Guildford Greenbelt Group

Appendix 1

Letter from Nick Boles to the Planning Inspectorate 3 March 2014

Appendix 2

Letter from Natural England re Thames Basin Heath SPA

Nick Boles letter to the Planning Inspectorate 3 March 2014

Nick Boles letter-1

This is the letter from Nick Boles to the Planning Inpectorate which states “a Green Belt boundary can be altered only in exceptional circumstances and reiterates the importance and permanence of the Green Belt.  The special role of Green Belt is also recognised in the framing of the presumption in favour of sustainable development, which sets out that authorities meet objectively assessed needs unless  specific policies in the Framework indicate that development should be restricted.

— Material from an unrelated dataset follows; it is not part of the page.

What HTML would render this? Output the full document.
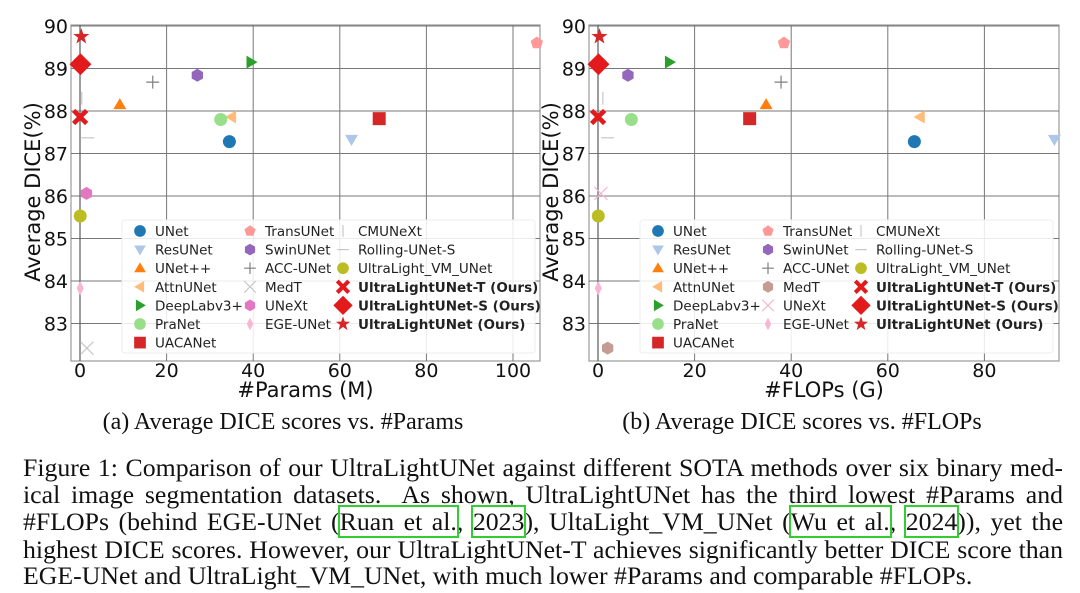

Crucially, Green Belt is identified as one such policy.”

It is also made clear that Mr Boles expected that this advice would be heeded by the Planning Inspectorate.

Some commentators have instanced the reply from the Planning Inspectorate, and the second letter from Mr Boles, as indicating a withdrawal from this clear statement.  This is not the case- the second letter makes it clear that the NPPF still applies.  But then, the statement above is actually a quotation from the NPPF – see the GGG open letter to councillors dated 25 March 2014 which makes that clear (link here ). So of course it isn’t rejecting the NPPF.

Mr Boles’ statement clearly states that if policies in the Framework (especially Green Belt) indicate that development should be restricted, there is no obligation to meet objectively assessed needs. This is the opposite of the statements currently made by the planning officers in the summary to the Executive for the meeting on 4 June 2014.  We would suggest that they reconsider this advice, which seems to be in contradiction to clear ministerial guidance.